I am a bit confused about the semantics of classes, [, and [[.
For at least some important built-in classes (factors and dates), both
the getter and the setter methods of [ operate on the class, but
though the getter method of [[ operates on the class, the setter
method operates on the underlying vector. Is this behavior
documented? (I haven't found any documentation of it.) Is it
intentional? (i.e. is it a bug or a feature?) There are also cases
where invalid assignments don't signal an error.
A simple example:
> fact <- factor(2,levels=2:4) # master copy
> f0 <- fact; f0; dput(f0)
[1] 2
Levels: 2 3 4
structure(1L, .Label = c("2", "3", "4"), class =
"factor")
> f0 <- fact; f0[1] <- 3; f0; dput(f0) # use [ setter
[1] 3
Levels: 2 3 4
structure(2L, .Label = c("2", "3", "4"), class =
"factor")
> f0 <- fact; f0[[1]] <- 3L; f0; dput(f0) # use [[ setter
[1] 4 # ? didn't
convert 3 to factor
Levels: 2 3 4
structure(3L, .Label = c("2", "3", "4"), class =
"factor") #
modified underlying vector> f0[1]
[1] 4
Levels: 2 3 4
# but result is a valid factor
> f0 <- fact; f0[[1]] <- 3; f0; dput(f0) # use [[ setter
[1] 4
Levels: 2 3 4
structure(3, .Label = c("2", "3", "4"), class =
"factor") # didn't
convert to 3L> f0[1]
Error in class(y) <- oldClass(x) :
adding class "factor" to an invalid object
I suppose f0[1] and f0[[1]] fail here because the underlying vector
must be integer and not numeric? If so, why didn't assigning to
f0[[1]] cause an error? And why didn't printing f0 cause the same
error?
Here are some more examples. Consider
fac <-
factor(c("b","a","c"),levels=c("b","c","a"))

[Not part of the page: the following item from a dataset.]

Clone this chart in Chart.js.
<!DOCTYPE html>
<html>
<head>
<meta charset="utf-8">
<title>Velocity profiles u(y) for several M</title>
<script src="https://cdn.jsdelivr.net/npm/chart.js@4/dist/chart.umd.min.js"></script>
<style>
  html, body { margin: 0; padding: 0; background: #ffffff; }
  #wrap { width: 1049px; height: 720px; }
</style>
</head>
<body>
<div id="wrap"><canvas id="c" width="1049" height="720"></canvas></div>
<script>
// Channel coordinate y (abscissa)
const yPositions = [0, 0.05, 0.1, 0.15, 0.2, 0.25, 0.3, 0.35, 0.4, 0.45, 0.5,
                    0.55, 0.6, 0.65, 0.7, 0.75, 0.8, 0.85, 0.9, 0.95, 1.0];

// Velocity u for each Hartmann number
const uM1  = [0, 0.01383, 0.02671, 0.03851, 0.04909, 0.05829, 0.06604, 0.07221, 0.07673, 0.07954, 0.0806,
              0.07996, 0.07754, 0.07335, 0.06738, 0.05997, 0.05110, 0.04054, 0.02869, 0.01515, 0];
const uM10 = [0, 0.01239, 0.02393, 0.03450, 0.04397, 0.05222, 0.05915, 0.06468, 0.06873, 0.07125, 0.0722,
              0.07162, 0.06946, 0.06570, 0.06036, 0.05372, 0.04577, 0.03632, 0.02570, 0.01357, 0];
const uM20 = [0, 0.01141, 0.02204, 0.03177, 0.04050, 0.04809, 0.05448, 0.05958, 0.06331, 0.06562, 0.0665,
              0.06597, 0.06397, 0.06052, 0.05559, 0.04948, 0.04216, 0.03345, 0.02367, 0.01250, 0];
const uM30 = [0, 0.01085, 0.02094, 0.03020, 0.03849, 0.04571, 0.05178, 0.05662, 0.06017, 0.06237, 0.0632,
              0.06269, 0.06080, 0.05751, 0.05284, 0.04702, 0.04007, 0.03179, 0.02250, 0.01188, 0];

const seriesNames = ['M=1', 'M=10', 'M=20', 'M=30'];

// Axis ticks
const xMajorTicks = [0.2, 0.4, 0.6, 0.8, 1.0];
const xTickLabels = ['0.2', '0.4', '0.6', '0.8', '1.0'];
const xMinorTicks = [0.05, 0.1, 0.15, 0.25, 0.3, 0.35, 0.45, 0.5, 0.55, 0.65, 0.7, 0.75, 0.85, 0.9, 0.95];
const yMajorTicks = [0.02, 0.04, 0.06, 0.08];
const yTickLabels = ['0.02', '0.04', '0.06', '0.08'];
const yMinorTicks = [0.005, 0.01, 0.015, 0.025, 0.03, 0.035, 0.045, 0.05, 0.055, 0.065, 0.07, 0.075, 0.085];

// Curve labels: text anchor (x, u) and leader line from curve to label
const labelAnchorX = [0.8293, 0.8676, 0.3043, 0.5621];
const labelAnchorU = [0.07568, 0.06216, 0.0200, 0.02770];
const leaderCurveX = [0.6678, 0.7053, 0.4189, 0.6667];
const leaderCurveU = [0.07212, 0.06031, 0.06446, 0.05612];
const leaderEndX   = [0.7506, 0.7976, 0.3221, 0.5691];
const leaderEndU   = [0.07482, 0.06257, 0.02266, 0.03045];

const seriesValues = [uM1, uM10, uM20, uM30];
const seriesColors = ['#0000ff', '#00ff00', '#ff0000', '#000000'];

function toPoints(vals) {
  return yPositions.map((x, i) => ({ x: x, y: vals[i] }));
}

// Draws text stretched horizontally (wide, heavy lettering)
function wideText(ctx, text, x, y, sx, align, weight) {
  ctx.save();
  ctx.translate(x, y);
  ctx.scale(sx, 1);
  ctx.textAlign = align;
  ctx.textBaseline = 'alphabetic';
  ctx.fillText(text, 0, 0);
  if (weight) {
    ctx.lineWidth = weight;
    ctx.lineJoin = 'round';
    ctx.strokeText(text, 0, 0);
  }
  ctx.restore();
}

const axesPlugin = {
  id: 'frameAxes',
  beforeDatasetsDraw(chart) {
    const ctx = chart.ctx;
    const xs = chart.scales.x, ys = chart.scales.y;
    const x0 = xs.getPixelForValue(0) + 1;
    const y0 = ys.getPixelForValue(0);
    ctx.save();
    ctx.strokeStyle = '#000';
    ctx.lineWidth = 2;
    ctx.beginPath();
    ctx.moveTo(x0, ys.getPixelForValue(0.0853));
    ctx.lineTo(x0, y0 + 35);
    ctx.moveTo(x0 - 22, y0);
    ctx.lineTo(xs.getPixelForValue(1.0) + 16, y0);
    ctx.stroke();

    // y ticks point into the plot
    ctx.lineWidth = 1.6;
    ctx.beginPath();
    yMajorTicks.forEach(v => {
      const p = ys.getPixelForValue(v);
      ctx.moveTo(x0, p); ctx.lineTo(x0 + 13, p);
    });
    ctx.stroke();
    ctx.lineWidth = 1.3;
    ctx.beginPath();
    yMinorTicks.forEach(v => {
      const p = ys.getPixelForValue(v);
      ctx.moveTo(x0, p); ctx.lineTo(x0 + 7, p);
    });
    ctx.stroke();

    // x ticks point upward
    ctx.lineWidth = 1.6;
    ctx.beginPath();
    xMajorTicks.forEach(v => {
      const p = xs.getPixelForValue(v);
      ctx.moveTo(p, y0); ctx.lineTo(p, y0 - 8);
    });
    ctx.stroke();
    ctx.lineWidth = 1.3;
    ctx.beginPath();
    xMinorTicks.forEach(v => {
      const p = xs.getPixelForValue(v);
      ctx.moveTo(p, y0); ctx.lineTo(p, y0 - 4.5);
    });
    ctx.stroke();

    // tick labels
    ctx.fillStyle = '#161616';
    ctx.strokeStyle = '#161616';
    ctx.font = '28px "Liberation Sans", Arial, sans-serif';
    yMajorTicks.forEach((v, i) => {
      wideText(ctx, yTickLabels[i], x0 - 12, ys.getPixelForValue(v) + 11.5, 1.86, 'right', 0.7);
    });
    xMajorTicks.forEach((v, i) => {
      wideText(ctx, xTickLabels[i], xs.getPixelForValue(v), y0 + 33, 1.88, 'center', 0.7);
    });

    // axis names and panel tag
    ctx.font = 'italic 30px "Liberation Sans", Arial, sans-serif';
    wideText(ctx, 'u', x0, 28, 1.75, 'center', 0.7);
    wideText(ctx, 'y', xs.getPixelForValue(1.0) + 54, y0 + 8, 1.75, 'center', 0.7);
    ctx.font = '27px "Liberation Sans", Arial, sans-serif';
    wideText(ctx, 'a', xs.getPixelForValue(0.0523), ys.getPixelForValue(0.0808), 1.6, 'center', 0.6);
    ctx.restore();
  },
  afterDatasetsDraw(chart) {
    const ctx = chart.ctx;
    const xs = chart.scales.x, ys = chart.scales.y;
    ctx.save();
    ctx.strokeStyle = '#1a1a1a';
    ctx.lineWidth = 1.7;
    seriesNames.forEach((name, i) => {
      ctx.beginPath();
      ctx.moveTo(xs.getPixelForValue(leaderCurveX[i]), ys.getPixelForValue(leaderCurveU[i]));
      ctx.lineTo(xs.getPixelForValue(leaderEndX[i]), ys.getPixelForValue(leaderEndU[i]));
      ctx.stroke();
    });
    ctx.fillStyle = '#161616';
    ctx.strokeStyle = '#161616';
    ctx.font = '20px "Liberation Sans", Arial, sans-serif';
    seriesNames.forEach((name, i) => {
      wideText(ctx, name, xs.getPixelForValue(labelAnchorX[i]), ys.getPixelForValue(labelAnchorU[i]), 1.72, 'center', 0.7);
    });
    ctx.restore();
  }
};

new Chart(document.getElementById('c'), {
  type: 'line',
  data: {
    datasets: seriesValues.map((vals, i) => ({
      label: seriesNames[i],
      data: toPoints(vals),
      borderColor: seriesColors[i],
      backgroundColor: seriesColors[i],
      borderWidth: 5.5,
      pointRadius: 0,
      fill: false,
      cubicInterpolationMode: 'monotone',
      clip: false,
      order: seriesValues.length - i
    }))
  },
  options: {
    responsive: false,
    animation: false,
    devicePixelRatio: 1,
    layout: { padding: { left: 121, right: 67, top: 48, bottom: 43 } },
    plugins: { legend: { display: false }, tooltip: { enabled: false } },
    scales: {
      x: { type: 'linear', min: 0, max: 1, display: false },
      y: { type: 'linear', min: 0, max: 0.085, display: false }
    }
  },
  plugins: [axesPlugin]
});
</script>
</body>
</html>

f <- fac; f[1] <- "c"; dput(f)
# structure(c(2L, 3L, 2L), .Label = c("b", "c",
"a"), class = "factor")
#### OK, implicit conversion of "c" to factor(c) was performed
f <- fac; f[1] <- 25; dput(f)
# Warning message:
# In `[<-.factor`(`*tmp*`, 1, value = 25) :
# invalid factor level, NAs generated
# structure(c(NA, 3L, 2L), .Label = c("b", "c",
"a"), class = "factor")
#### OK, error given for invalid value, which becomes an NA
#### Same thing happens for f[1]<-"foo"
So far, so good. Now compare to what happens with fac[[...]] <- ...

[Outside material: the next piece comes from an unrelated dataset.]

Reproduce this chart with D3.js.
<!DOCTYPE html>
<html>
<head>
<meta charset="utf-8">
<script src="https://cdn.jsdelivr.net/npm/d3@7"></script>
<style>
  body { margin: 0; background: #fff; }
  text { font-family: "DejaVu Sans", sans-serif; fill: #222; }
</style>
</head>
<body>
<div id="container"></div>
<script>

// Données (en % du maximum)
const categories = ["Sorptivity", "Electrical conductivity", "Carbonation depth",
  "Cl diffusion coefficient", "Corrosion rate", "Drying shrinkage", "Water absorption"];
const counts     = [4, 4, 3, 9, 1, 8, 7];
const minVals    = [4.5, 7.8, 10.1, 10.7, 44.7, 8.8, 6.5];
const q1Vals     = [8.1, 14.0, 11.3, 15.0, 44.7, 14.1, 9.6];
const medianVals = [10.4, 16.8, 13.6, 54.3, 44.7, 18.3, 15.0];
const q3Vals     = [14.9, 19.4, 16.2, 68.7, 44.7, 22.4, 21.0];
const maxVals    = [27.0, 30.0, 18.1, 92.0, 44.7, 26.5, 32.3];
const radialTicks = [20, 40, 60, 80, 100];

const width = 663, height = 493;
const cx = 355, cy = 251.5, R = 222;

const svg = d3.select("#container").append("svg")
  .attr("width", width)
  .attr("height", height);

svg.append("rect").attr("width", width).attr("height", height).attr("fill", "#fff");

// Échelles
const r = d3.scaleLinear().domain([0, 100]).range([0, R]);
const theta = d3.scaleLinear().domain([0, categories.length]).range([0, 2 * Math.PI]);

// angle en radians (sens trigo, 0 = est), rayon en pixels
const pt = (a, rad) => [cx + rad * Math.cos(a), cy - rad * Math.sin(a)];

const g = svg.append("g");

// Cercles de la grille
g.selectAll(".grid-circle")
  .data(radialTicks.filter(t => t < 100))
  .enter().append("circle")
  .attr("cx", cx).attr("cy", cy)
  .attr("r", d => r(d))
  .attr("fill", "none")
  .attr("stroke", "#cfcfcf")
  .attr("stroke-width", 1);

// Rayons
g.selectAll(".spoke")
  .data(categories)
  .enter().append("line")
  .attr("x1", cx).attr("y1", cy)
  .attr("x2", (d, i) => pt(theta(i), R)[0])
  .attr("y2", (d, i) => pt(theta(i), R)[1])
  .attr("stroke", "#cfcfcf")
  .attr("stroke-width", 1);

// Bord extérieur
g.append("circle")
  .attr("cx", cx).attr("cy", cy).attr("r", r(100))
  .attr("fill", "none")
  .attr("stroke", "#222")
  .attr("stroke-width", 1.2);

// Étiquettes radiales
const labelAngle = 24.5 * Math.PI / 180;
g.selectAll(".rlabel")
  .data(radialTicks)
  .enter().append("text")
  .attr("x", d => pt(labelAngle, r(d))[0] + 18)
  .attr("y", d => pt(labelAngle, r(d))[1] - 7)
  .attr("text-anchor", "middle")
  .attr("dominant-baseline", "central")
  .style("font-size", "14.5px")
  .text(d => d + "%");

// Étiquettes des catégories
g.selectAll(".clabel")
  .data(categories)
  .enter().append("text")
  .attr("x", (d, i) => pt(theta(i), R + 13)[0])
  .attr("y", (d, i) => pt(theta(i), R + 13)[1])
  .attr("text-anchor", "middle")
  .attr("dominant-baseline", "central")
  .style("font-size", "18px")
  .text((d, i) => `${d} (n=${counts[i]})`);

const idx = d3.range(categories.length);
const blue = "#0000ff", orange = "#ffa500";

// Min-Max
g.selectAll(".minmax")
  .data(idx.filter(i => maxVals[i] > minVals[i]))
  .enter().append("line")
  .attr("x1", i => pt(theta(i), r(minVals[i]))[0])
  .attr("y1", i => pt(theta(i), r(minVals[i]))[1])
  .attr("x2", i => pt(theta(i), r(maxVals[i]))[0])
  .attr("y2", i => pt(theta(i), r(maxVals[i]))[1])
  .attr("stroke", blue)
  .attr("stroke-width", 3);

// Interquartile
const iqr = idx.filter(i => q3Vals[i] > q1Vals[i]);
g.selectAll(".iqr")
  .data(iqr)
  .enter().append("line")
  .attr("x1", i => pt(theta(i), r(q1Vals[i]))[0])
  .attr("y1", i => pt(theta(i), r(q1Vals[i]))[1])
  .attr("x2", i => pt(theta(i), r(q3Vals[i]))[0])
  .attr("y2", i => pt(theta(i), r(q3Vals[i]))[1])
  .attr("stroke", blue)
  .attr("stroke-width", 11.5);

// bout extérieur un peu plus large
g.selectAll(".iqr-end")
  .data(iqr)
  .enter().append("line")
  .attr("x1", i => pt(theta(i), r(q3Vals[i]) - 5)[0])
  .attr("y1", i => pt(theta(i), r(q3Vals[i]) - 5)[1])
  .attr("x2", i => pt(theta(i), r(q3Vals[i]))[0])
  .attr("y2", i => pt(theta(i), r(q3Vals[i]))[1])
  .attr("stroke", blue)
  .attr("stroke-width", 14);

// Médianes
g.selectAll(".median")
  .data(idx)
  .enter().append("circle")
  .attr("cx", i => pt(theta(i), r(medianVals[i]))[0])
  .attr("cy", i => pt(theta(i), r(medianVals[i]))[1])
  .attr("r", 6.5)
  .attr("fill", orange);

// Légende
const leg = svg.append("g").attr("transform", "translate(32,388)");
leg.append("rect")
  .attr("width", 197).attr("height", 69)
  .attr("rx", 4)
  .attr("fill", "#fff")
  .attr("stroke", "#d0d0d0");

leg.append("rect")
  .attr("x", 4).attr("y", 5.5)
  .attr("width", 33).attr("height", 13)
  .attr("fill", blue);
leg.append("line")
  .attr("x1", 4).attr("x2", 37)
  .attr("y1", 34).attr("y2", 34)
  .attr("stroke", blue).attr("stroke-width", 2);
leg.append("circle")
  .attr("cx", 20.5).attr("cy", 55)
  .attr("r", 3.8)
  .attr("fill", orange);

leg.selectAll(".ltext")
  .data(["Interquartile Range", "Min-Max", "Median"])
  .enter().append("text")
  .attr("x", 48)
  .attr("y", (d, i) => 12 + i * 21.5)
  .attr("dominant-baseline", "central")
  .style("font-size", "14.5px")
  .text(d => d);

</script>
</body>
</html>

f <- fac; f[[1]] <- 25; dput(f)
# structure(c(25, 3, 2), .Label = c("b", "c",
"a"), class = "factor")
#### No error given, but invalid factor generated
f <- fac; f[[1]] <- "c"; dput(f)
# structure(c("c", "3", "2"), .Label =
c("b", "c", "a"), class = "factor")
#### No conversion performed; no error given; invalid factor generated
f
# [1] <NA> <NA> <NA>
# Levels: b c a
#### Prints as though it were factor(c(NA,NA,NA)) with no warning/error
f[]
# Error in class(y) <- oldClass(x) :
# adding class "factor" to an invalid object
#### But f[] gives an error
#### Same error with f[1] and f[[1]]
Another interesting case is f[1] <- list(NULL) -- which correctly
gives an error -- versus f[[1]] <- list(), which gives no error but
results in an f which is not a factor at all:
f <- fac; f[[1]]<-list(); class(f); dput(f)
[1] "list"
list(list(), 3L, 2L)
I can see that being able to modify the underlying vector of a classed
object directly would be very valuable functionality, but there is an
assymmetry here: f[[1]]<- modifies the underlying vector, but f[[1]]
accesses the classed vector. Presumably you need to do
unclass(f)[[1]] to see the underlying value. But on the other hand,
unclass doesn't have a setter (`unclass<-`), so you can't say
unclass(f)[[1]] <- ...
I have not been able to find documentation of all this in the R
Language Definition or in the man page for [/[[, but perhaps I'm
looking in the wrong place?
-s